Linn Sandström

Personal information
- Nationality: Swedish-Australian
- Born: 8 November 1991 (age 34) Brazil
- Height: 5 ft 3 in (160 cm)
- Weight: Super-flyweight, Flyweight

Boxing career
- Reach: 63 in (160 cm)
- Stance: Orthodox

Boxing record
- Total fights: 21
- Wins: 13
- Win by KO: 2
- Losses: 4
- Draws: 4

= Linn Sandström =

Swedish-Brazilian-Australian boxer (born 1991)

Linn Sandström (born 8 November 1991) is a Brazilian-born Swedish-Australian professional boxer. She has held the WBA interim female flyweight title since September 2026. Sandström has also twice challenged for the WBA female super-flyweight title.

==Early and personal life==
Sandström was born in Brazil, but grew up in Sweden after being adopted when she was seven weeks old. She played table tennis at an international level and has a degree in marketing.

In 2016 Sandström moved to Australia, where she joined Bondi Boxing Club in an effort to improve her fitness and lose weight.

Away from the boxing ring, she works as a professional model with Adidas among the brands she has done photoshoots for.

==Boxing career==
Sandström made her professional boxing debut on 26 August 2020, losing on points over four rounds to fellow debutante Jessica Cashman.

In her ninth paid fight, she defeated Khwunchit Khunya by unanimous decision in the Philippines on 7 August 2022, to claim the vacant WBA female Asia super-flyweight title.

Sandström added the WBA female Intercontinental super-flyweight title to her collection in her next outing, beating Sara Marjanovic via unanimous decision for the vacant championship at York Hall in London, England, on 29 October 2022.

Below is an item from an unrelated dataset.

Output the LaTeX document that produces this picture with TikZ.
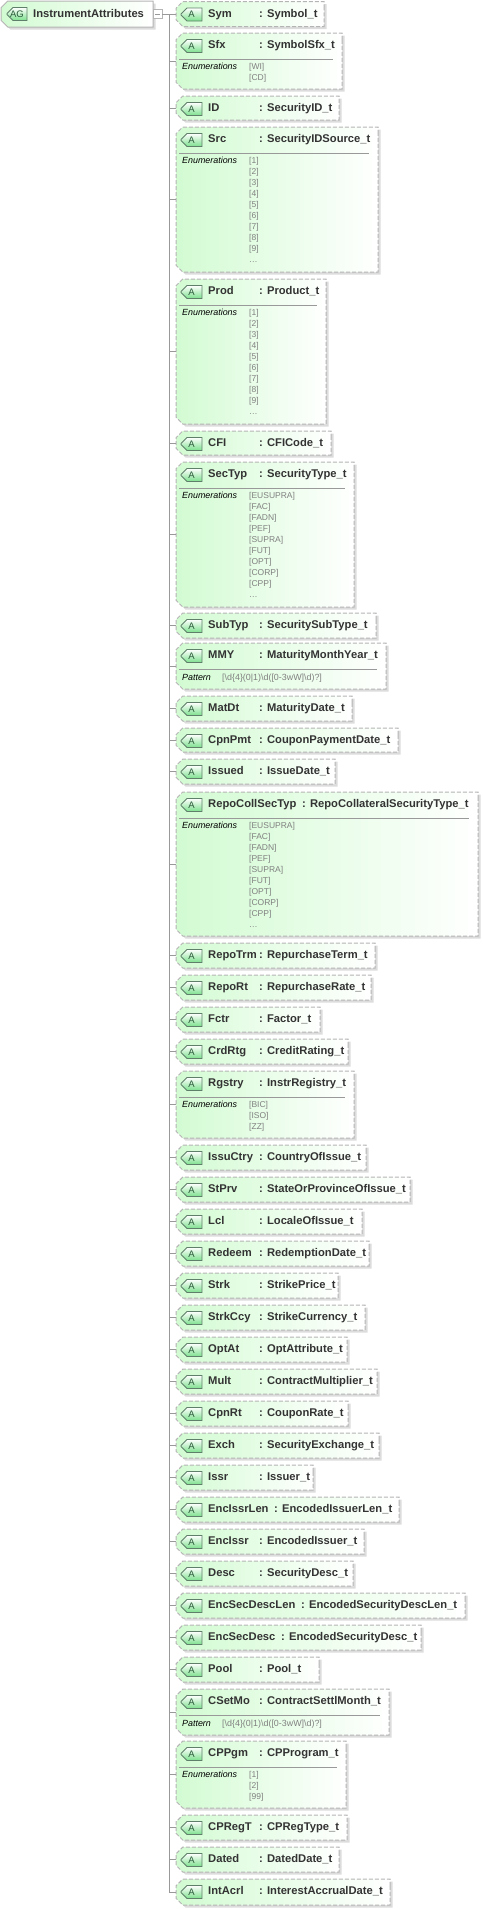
\documentclass[tikz,border=0pt]{standalone}
\usepackage{fontspec}
\setmainfont{Liberation Sans}
\usetikzlibrary{shapes.misc}
\usetikzlibrary{shadows}

\definecolor{attrgreen}{HTML}{D2FBD2}
\definecolor{attrmid}{HTML}{F0FEF0}
\definecolor{badgegreen}{HTML}{7CE08C}
\definecolor{badgeline}{HTML}{5F7F6A}
\definecolor{badgetext}{HTML}{2A5A3A}
\definecolor{boxline}{HTML}{B4B4B4}
\definecolor{valgray}{HTML}{808080}
\definecolor{shadowgray}{HTML}{DCDCDC}
\definecolor{nametext}{HTML}{333333}

\begin{document}
\begin{tikzpicture}[x=1pt,y=-1pt]
    \useasboundingbox (0,0) rectangle (482,1909);
    \tikzset{
        attrbox/.style={chamfered rectangle, chamfered rectangle corners={north west,south west},
            chamfered rectangle xsep=6pt, chamfered rectangle ysep=6pt,
            inner sep=0pt, outer sep=0pt, draw=boxline, line width=1pt, dash pattern=on 4pt off 2pt,
            left color=attrgreen, middle color=attrmid, right color=white,
            general shadow={shadow xshift=2.5pt, shadow yshift=-2.5pt, fill=shadowgray}},
        rootbox/.style={attrbox, solid, draw=boxline, minimum width=152pt, minimum height=26pt},
        badge/.style={chamfered rectangle, chamfered rectangle corners={north west,south west},
            chamfered rectangle xsep=3pt, chamfered rectangle ysep=3pt, anchor=west,
            inner sep=0pt, outer sep=0pt, draw=badgeline, line width=0.8pt,
            top color=white, bottom color=badgegreen, text=badgetext,
            minimum width=21pt, minimum height=13pt, font=\fontsize{9.5}{11}\selectfont},
        attrname/.style={anchor=base west, inner sep=0pt, text=nametext, font=\fontsize{11.2}{13}\selectfont\bfseries},
        enumhead/.style={anchor=base west, inner sep=0pt, font=\fontsize{8.9}{11}\selectfont\itshape},
        enumval/.style={anchor=base west, inner sep=0pt, text=valgray, font=\fontsize{8.5}{11}\selectfont},
        seprule/.style={draw=black!40, line width=0.8pt},
        connline/.style={draw=black!40, line width=0.8pt}
    }

    % draw root group
    \node[rootbox] (root) at (77,14) {\phantom{A}};
    \node[badge, minimum width=20pt] (root-badge) at (7,14) {AG};
    \node[attrname] (root-name) at (33,17) {InstrumentAttributes};
    \node[draw=boxline, fill=white, line width=0.8pt, inner sep=0pt, minimum width=9pt, minimum height=9pt] (toggle) at (157.5,14) {};
    \draw[connline] ([xshift=-2.5pt]toggle.center) -- ([xshift=2.5pt]toggle.center);
    \coordinate (trunk) at (169,14);

    % draw attributes : name / type / top / right / height / colon
    \foreach \attr/\dtype/\ytop/\xright/\hgt/\xcolon in {
        Sym/Symbol\_t/1.5/324/25/259,
        Sfx/SymbolSfx\_t/33/342/56/259,
        ID/SecurityID\_t/96/339/24/259,
        Src/SecurityIDSource\_t/127/378/145/259,
        Prod/Product\_t/279/326/145/259,
        CFI/CFICode\_t/431/331/24/259,
        SecTyp/SecurityType\_t/462/354/145/259,
        SubTyp/SecuritySubType\_t/613/376/25/259,
        MMY/MaturityMonthYear\_t/643/386/46/259,
        MatDt/MaturityDate\_t/696/352/25/259,
        CpnPmt/CouponPaymentDate\_t/728/398/24/259,
        Issued/IssueDate\_t/759/335/25/259,
        RepoCollSecTyp/RepoCollateralSecurityType\_t/792/478/144/302,
        RepoTrm/RepurchaseTerm\_t/943/375/25/259,
        RepoRt/RepurchaseRate\_t/975/371/25/259,
        Fctr/Factor\_t/1007/320/25/259,
        CrdRtg/CreditRating\_t/1039/348/25/259,
        Rgstry/InstrRegistry\_t/1071/354/67/259,
        IssuCtry/CountryOfIssue\_t/1145/366/25/259,
        StPrv/StateOrProvinceOfIssue\_t/1177/410/25/259,
        Lcl/LocaleOfIssue\_t/1209/362/25/259,
        Redeem/RedemptionDate\_t/1241/369/25/259,
        Strk/StrikePrice\_t/1273/338/25/259,
        StrkCcy/StrikeCurrency\_t/1305/365/25/259,
        OptAt/OptAttribute\_t/1337/347/25/259,
        Mult/ContractMultiplier\_t/1369/377/25/259,
        CpnRt/CouponRate\_t/1401/348/25/259,
        Exch/SecurityExchange\_t/1433/379/25/259,
        Issr/Issuer\_t/1465/313/25/259,
        EncIssrLen/EncodedIssuerLen\_t/1497/399/25/274,
        EncIssr/EncodedIssuer\_t/1529/364/25/259,
        Desc/SecurityDesc\_t/1561/353/25/259,
        EncSecDescLen/EncodedSecurityDescLen\_t/1593/465/25/301,
        EncSecDesc/EncodedSecurityDesc\_t/1625/421/25/281,
        Pool/Pool\_t/1657/319/25/259,
        CSetMo/ContractSettlMonth\_t/1689/389/46/259,
        CPPgm/CPProgram\_t/1741/346/67/259,
        CPRegT/CPRegType\_t/1815/347/25/259,
        Dated/DatedDate\_t/1847/339/25/259,
        IntAcrl/InterestAccrualDate\_t/1879/390/26/259} {
        \node[attrbox, minimum width={(\xright-176)*1pt}, minimum height={\hgt*1pt}] (\attr) at ({(176+\xright)/2},{\ytop+\hgt/2}) {\phantom{A}};
        \node[badge] (\attr-badge) at (181,\ytop+13) {A};
        \node[attrname] (\attr-name) at (208,\ytop+15.5) {\attr};
        \node[attrname] (\attr-type) at (\xcolon,\ytop+15.5) {: \dtype};
        \draw[connline] (trunk |- \attr.west) -- (\attr.west);
        \ifnum\hgt>26
            \draw[seprule] (179,\ytop+26) -- (\xright-9,\ytop+26);
        \fi
    }

    % draw trunk
    \draw[connline] (toggle.east) -- (toggle.east -| Sym.west);
    \draw[connline] (trunk) -- (trunk |- IntAcrl.west);

    % draw enumerations
    \foreach \attr/\ytop/\vals in {
        Sfx/33/{[WI],[CD]},
        Src/127/{[1],[2],[3],[4],[5],[6],[7],[8],[9],\ldots},
        Prod/279/{[1],[2],[3],[4],[5],[6],[7],[8],[9],\ldots},
        SecTyp/462/{[EUSUPRA],[FAC],[FADN],[PEF],[SUPRA],[FUT],[OPT],[CORP],[CPP],\ldots},
        RepoCollSecTyp/792/{[EUSUPRA],[FAC],[FADN],[PEF],[SUPRA],[FUT],[OPT],[CORP],[CPP],\ldots},
        Rgstry/1071/{[BIC],[ISO],[ZZ]},
        CPPgm/1741/{[1],[2],[99]}} {
        \node[enumhead] (\attr-head) at (182,\ytop+36.5) {Enumerations};
        \foreach \val [count=\i] in \vals {
            \node[enumval] (\attr-val\i) at (249,\ytop+25.5+11*\i) {\val};
        }
    }

    % draw patterns
    \foreach \attr/\ytop in {MMY/643,CSetMo/1689} {
        \node[enumhead] (\attr-head) at (182,\ytop+37) {Pattern};
        \node[enumval, font=\fontsize{8.9}{11}\selectfont] (\attr-val) at (222,\ytop+37) {[\textbackslash d\{4\}(0|1)\textbackslash d([0-3wW]\textbackslash d)?]};
    }
\end{tikzpicture}
\end{document}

She challenged undefeated WBA female super-flyweight champion Clara Lescurat at Hordern Pavilion in Sydney, Australia, on 24 April 2024, losing by unanimous decision.

Sandström defeated Carla Camila Campos Gonzales by unanimous decision for the vacant WBA female International super-flyweight title at Jacy'z Hotel in Gothenburg, Sweden, on 12 October 2024.

Returning to the Hordern Pavilion on 12 March 2025, she won the vacant WBA female Gold and IBF female International super-flyweight titles with a unanimous decision success over Yoselin Fernandez.

Sandström got a second chance at winning a world title when she challenged WBA female super-flyweight champion Jasmine Artiga at the Caribe Royale Resort in Orlando, Florida, USA, on 23 August 2025. She lost by stoppage in the third round.

In her next outing, Sandström switched to flyweight and returned to winning ways by defeating Kanokwan Wirunpat via unanimous decision over 10 rounds at the Q Room in Thomastown, Victoria, Australia, on 3 October 2025.

She defeated Maribel Ramírez by majority decision to claim the vacant WBA female Gold flyweight title at Kristianstad Arena in Kristianstad, Sweden, on 22 November 2025. Two of the ringside judges scored the fight 97–93 and 96–94 respectively in her favour, while the third had it a 95–95 draw.

Sandström fought Katherine Lindenmuth for the vacant WBA interim female flyweight title at Brondby Hallen in Brøndby, Denmark, on 16 May 2026. The fight ended in a majority draw with one judge awarding it to her opponent 98–92 but the other two scoring it 95–95.

On 2 September 2026, Sandström faced Ruqsana Begum at the William Inglis Hotel in Warwick Farm, New South Wales, Australia, with the still vacant WBA interim female flyweight title once again on the line. She won by unanimous decision.